Keane Bhatt is the Community Development Associate at the Democracy Collaborative. He is an experienced activist and organizer, having worked both in the U.S. and in Latin America on a variety of campaigns and projects related to community development and social justice. His analysis and opinions have appeared in a range of outlets, including The Nation, NPR, St. Petersburg Times, the Providence Journal, CNN En Español, Pacifica Radio, and Truthout.

 

Joe Guinan

Joe Guinan is a Senior Fellow and Co-Director of the Next System Project at the Democracy Collaborative. Having first worked with Gar Alperovitz and the Democracy Collaborative ten years ago, he recently returned to help design, launch and implement the Collaborative's new work on alternative system design. With a decade of experience in international economics, trade policy, global agriculture, and food security, he has been a frequently cited expert on globalization and economic development in major news media, including the New York Times, Financial Times, Wall Street Journal, Newsweek, BBC News, and Al-Jazeera.
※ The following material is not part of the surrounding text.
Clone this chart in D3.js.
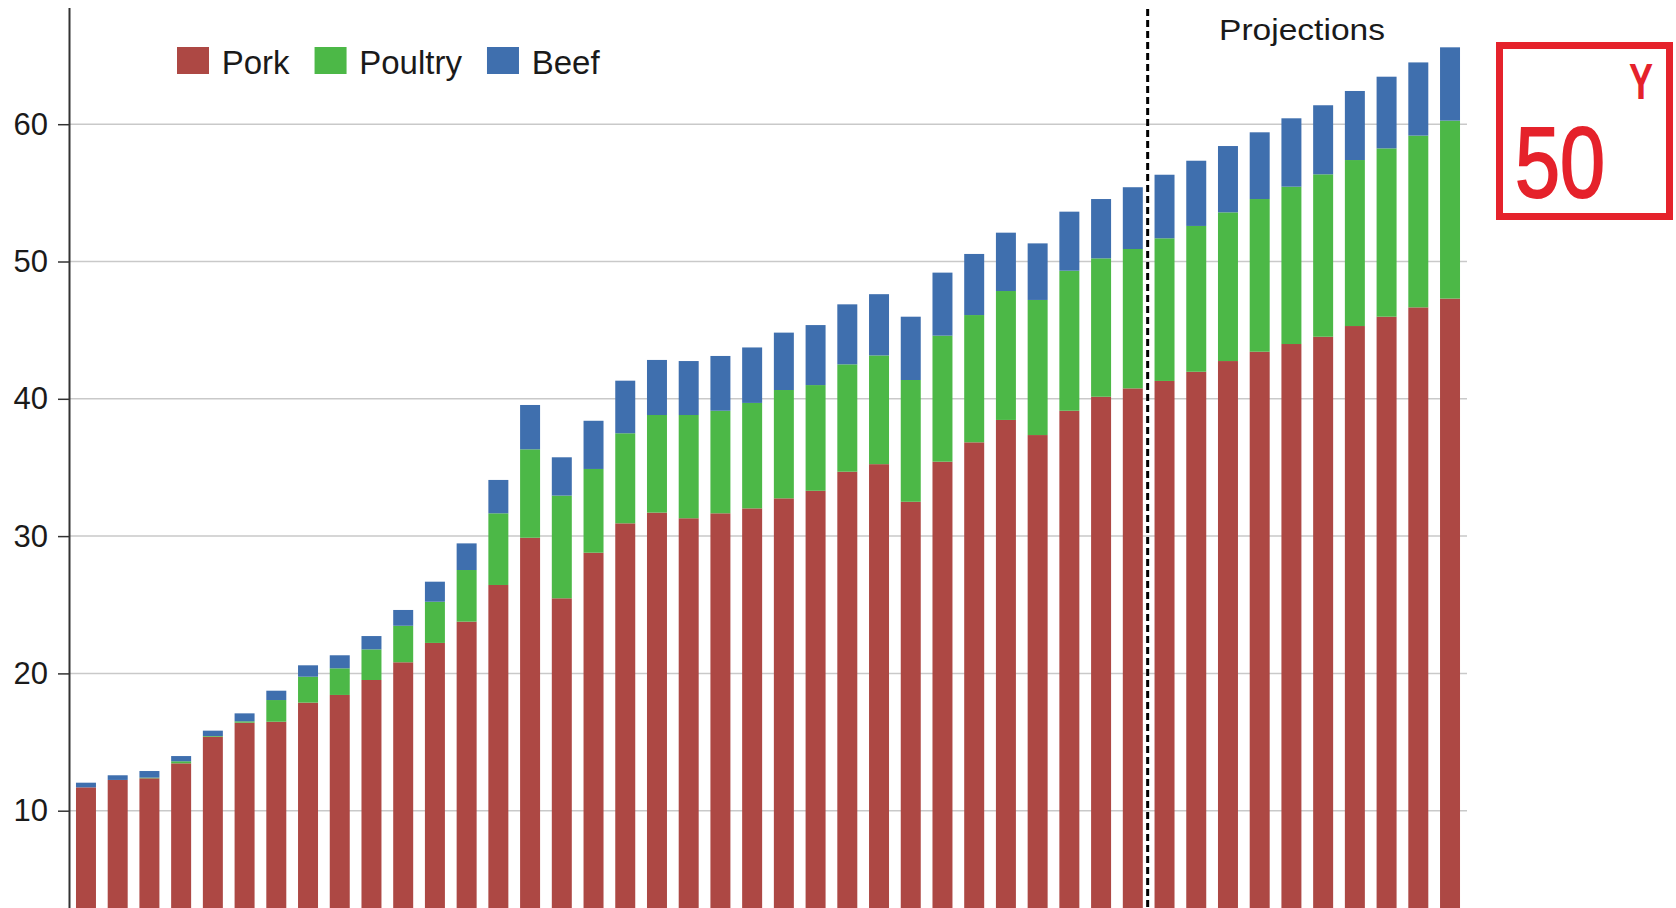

A former journalist, he was previously a program director at the Aspen Institute and a fellow at the German Marshall Fund of the United States and has served as a consultant to the William & Flora Hewlett Foundation. He was a founding member of the Foundation Working Group on Food and Agriculture Policy and has served on the steering committee of the Global Trade and Financial Architecture Program of the United Kingdom’s Department for International Development (DFID). Born in England with dual Irish and British citizenship, he grew up in British labor movement circles and was educated at Balliol College, Oxford.